*Materials provided*.
■ ■ ■ ■
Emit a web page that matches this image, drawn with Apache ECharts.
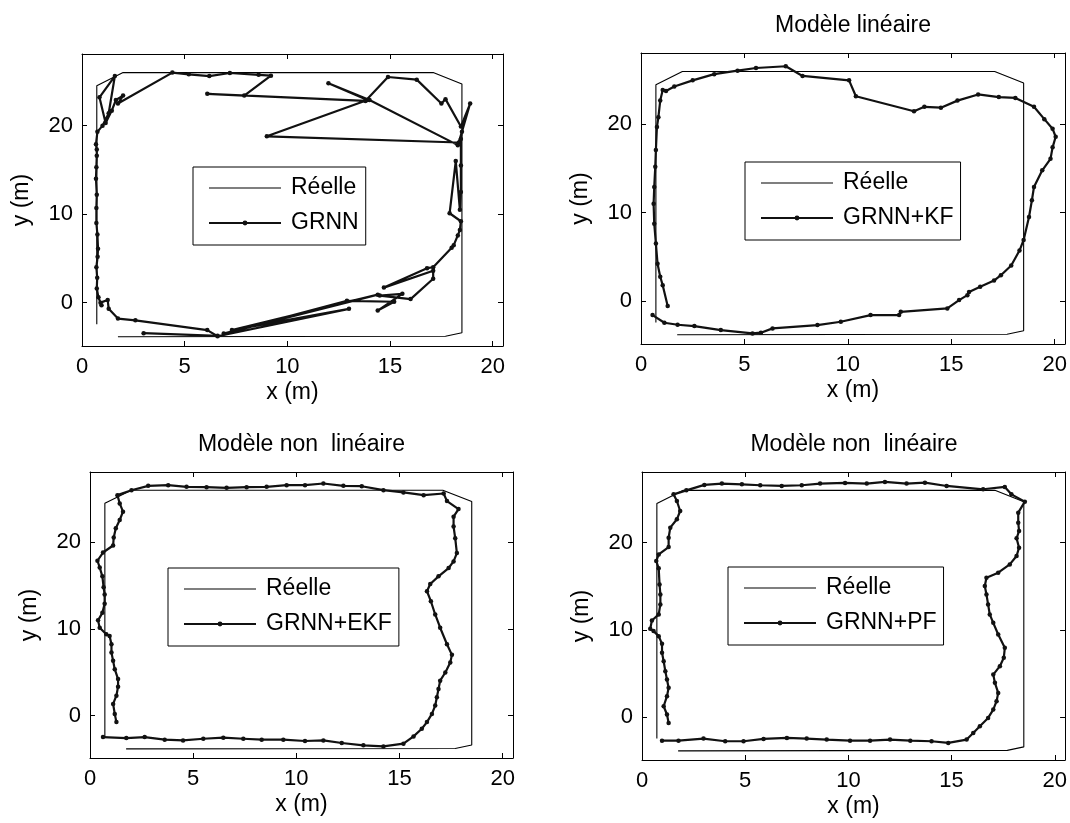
■ ■ ■ ■
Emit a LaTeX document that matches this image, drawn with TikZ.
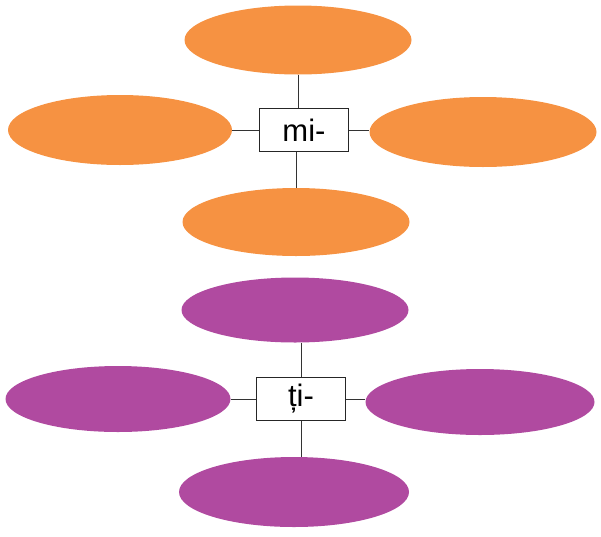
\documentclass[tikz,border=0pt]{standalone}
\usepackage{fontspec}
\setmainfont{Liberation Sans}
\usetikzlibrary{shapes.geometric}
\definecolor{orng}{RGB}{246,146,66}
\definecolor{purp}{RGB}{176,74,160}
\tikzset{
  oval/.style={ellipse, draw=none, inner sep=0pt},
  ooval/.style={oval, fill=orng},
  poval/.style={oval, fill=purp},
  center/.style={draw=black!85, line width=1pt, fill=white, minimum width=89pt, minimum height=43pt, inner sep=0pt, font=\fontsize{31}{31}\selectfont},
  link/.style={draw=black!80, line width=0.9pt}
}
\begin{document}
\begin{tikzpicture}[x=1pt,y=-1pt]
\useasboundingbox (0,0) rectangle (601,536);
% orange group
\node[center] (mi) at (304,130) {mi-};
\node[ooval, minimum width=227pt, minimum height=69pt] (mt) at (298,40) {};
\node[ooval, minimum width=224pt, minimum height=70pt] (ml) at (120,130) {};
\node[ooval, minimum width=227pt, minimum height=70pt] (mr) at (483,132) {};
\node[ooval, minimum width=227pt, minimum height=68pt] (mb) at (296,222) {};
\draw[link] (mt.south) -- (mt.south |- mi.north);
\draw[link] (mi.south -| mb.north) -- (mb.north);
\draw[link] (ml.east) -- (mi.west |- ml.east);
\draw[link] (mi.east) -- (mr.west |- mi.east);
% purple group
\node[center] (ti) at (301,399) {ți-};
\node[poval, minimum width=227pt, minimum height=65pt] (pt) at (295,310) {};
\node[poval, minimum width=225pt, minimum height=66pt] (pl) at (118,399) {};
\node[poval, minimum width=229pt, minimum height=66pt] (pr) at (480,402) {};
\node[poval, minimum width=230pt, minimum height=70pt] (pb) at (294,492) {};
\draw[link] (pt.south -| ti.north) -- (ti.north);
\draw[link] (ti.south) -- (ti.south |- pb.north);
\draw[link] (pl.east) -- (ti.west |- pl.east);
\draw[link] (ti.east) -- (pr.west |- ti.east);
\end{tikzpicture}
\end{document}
■ ■ ■ ■
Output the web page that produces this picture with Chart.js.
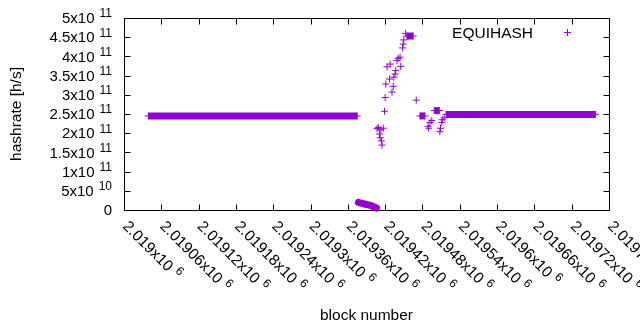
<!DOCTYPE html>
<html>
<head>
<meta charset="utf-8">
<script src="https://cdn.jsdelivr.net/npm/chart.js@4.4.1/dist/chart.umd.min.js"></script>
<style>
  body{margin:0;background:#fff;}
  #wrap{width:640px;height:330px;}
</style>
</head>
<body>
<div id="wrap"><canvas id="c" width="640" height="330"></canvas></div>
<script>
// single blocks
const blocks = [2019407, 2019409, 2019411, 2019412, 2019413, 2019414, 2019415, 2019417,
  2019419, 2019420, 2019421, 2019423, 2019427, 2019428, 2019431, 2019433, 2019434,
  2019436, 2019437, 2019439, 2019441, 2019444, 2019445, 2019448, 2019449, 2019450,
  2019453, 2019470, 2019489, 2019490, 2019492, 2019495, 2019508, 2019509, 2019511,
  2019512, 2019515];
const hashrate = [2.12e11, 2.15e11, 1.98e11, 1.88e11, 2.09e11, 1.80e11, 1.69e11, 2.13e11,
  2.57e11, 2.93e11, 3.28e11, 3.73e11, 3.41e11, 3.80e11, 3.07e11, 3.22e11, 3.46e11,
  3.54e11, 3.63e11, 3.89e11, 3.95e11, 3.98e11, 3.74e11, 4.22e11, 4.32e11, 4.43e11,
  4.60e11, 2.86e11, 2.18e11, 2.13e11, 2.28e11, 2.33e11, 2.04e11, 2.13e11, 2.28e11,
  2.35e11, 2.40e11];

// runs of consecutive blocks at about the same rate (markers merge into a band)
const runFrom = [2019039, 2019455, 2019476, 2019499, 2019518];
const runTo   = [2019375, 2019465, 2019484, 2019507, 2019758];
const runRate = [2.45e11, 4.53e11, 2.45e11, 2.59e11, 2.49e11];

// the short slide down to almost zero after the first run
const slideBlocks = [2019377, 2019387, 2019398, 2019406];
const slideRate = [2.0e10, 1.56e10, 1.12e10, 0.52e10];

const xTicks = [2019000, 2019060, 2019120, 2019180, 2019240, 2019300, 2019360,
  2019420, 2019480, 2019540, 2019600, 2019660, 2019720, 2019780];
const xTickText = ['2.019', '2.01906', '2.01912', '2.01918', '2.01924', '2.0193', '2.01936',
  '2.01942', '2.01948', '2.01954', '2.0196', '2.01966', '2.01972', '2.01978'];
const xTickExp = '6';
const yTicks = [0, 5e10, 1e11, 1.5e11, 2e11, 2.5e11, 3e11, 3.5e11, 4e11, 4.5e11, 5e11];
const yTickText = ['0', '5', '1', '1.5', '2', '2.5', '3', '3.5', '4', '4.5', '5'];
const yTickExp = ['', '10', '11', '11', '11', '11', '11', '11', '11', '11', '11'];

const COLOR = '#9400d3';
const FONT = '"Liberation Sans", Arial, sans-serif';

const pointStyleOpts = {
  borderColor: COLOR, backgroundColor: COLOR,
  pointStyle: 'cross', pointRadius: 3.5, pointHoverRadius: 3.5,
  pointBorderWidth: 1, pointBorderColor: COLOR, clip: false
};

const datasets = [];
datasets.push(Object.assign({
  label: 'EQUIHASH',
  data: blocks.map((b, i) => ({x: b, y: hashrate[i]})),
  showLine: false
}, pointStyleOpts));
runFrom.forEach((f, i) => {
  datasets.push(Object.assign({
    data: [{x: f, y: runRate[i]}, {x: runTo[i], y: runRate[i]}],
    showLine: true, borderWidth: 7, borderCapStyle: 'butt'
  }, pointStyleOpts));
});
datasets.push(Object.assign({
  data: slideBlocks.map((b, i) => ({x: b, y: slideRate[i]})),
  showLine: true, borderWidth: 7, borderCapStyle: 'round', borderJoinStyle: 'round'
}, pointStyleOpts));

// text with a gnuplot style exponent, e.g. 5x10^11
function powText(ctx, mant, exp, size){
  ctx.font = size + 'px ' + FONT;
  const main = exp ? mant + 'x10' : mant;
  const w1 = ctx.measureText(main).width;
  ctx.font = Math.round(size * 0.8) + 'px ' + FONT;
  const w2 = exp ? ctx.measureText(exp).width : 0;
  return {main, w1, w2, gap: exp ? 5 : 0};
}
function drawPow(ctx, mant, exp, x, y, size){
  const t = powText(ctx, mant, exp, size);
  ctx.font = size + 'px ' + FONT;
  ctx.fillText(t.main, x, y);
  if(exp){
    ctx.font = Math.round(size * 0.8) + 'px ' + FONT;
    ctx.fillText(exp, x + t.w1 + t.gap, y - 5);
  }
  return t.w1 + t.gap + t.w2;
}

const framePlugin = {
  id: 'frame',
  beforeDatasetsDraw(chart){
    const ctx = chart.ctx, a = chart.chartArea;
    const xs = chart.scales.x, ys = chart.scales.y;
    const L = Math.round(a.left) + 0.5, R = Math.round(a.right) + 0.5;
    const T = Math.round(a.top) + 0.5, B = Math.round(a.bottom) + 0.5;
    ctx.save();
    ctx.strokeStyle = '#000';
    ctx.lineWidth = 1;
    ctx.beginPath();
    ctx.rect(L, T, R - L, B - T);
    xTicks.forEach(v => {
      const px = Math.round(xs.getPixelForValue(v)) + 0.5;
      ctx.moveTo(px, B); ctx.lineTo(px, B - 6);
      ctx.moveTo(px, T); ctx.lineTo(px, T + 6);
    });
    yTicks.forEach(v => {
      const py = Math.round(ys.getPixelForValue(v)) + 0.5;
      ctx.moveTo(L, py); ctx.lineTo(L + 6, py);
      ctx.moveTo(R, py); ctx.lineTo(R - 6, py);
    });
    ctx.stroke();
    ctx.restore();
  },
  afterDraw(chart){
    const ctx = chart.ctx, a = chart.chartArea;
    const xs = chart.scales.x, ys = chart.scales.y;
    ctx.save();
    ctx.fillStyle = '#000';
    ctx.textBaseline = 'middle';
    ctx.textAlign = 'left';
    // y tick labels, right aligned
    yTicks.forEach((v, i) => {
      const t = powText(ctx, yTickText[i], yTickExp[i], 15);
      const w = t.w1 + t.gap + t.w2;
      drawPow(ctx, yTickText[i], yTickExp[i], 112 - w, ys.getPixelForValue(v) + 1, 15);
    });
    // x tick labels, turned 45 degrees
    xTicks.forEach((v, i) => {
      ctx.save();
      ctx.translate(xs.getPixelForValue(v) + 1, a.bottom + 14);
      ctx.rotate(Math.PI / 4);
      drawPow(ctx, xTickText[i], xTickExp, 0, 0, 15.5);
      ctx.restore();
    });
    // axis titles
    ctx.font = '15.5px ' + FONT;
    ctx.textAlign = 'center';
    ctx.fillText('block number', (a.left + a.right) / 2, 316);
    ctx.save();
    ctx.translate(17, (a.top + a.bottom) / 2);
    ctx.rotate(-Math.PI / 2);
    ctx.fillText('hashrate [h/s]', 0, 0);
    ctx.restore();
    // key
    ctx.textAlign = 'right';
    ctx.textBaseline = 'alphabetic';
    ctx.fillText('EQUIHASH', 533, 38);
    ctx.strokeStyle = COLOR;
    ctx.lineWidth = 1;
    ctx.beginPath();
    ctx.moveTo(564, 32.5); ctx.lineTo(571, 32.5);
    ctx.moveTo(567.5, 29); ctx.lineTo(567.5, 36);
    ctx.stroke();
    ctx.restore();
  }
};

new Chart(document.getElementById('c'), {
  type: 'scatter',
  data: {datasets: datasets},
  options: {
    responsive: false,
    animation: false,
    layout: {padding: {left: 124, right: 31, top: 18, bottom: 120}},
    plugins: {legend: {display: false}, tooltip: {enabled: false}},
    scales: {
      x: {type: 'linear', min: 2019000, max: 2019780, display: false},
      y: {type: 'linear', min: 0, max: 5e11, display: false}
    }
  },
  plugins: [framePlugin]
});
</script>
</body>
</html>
■ ■ ■ ■
*Written exercise*. State how many lines of the listing hold the string "image"; reply with the number and nothing else.

*Result below*. 2